Thanks to that, I could fully understand how much the employees struggled at their workplaces. I discovered some hints about how to motivate them and felt more closely attached to the company.
About 10 years after I joined the company, the economic bubble burst and our business experienced a rapid economic slump. Our business clients went out of business one after another, and we had bad loans piling up like a mountain. It made my blood run cold. I believe that the tough experience I went through after joining the company helped me somehow endure the predicament.
'Lazy Susan' philosophy
Our sales stand around 110 billion yen [for fiscal 2017]. The liquor market in Tokyo's 23 wards is believed to be 600 billion yen or 700 billion yen. Our business opportunities are not fully cultivated there. I envisage increasing the sales to 150 billion yen with a 25 percent share of the market. As times have changed, I have thought about the next move to take.
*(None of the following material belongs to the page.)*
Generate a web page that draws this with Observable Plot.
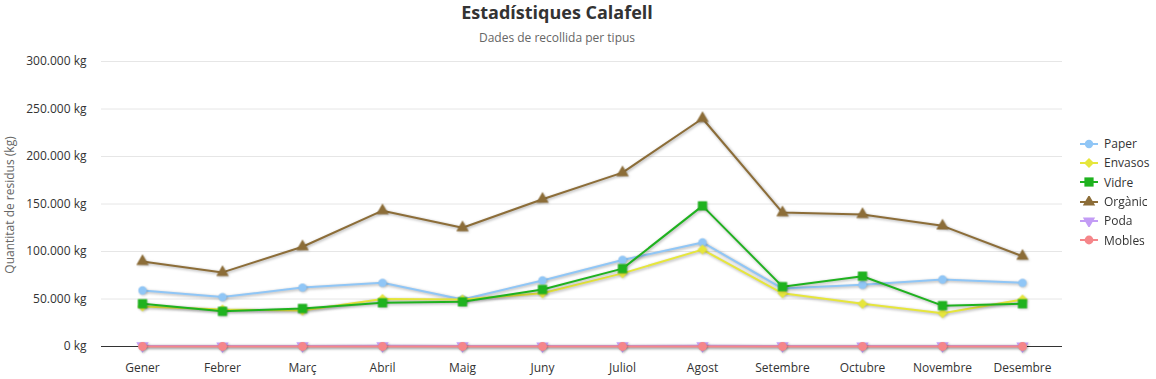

[Although expansion of the market is unlikely due to population decline and there being fewer habitual drinkers in the younger generation, demand for home delivery is expected to grow because of the trends of an aging society and the increase in dual-income households.]
With regard to delivering alcoholic beverages, there is a stark contrast between when business is busy and slow. During the day, the busy hours are from 10 a.m. to noon as well as those stretching from early evening to 8 p.m. The early afternoon is slow. In terms of the week, weekends are busy and the three days from Tuesday to Thursday are slow. When it comes to a month, the end of the month is busy but the mid-month period is slow.
To utilize our delivery system [during slow business hours], I have examined the possibility of delivering various kinds of non-alcohol items including wholesale food.
When asked my motto or credo, I invoke the image of the "lazy Susan" rotating tray found on tables at Chinese restaurants. When enjoying Chinese food together, people who scramble to take big servings are often deemed greedy or pushy. In contrast, other people -- who say, "After you; I'll wait for all of your turns" -- will be thanked and could sometimes encounter unexpectedly large amounts of food left on the tray. I cannot explain it well in words. However, in my view, the essence of management can be interpreted as such.
In business, the customer's convenience always comes first, and our own is secondary in importance. People who always first think and act in accordance with others' convenience will end up with positive consequences. Because I cannot come up with specific words to phrase the idea, I have compared it to the lazy Susan.
We have attached the words "liquor store that will do everything" to the company name. It shows my commitment to satisfy any request from our customers.
-- Kakuyasu Co., Ltd.
Founded in 1921 as Kakuyasu liquor store. Kakuyasu is an expression combining the word kakumasu -- a box-shaped traditional wooden vessel for drinking sake -- and the name of the founder and first president, Yasuzo Sato. Prior to rapidly expanding its business activities since around 2000 by improving delivery networks in Tokyo's 23 wards, its main business operation was in liquor distribution for wholesale and discount sales. The company's annual sales are approximately 110 billion yen and it has about 1,460 employees. It operates 172 stores in Tokyo and Kanagawa, Saitama and Osaka prefectures, and elsewhere.
-- Junichi Sato / President and CEO of Kakuyasu Co., Ltd.
Born in Tokyo in 1959. Sato graduated from the University of Tsukuba in 1981 before joining the company to eventually inherit the family business. He became the third president in 1993. When he joined the company, its annual sales were 700 million yen and the number of employees was about 15. As Sato has developed creative services and a store deployment strategy based on a delivery-centered business model, the company's annual sales have increased to more than 100 billion yen.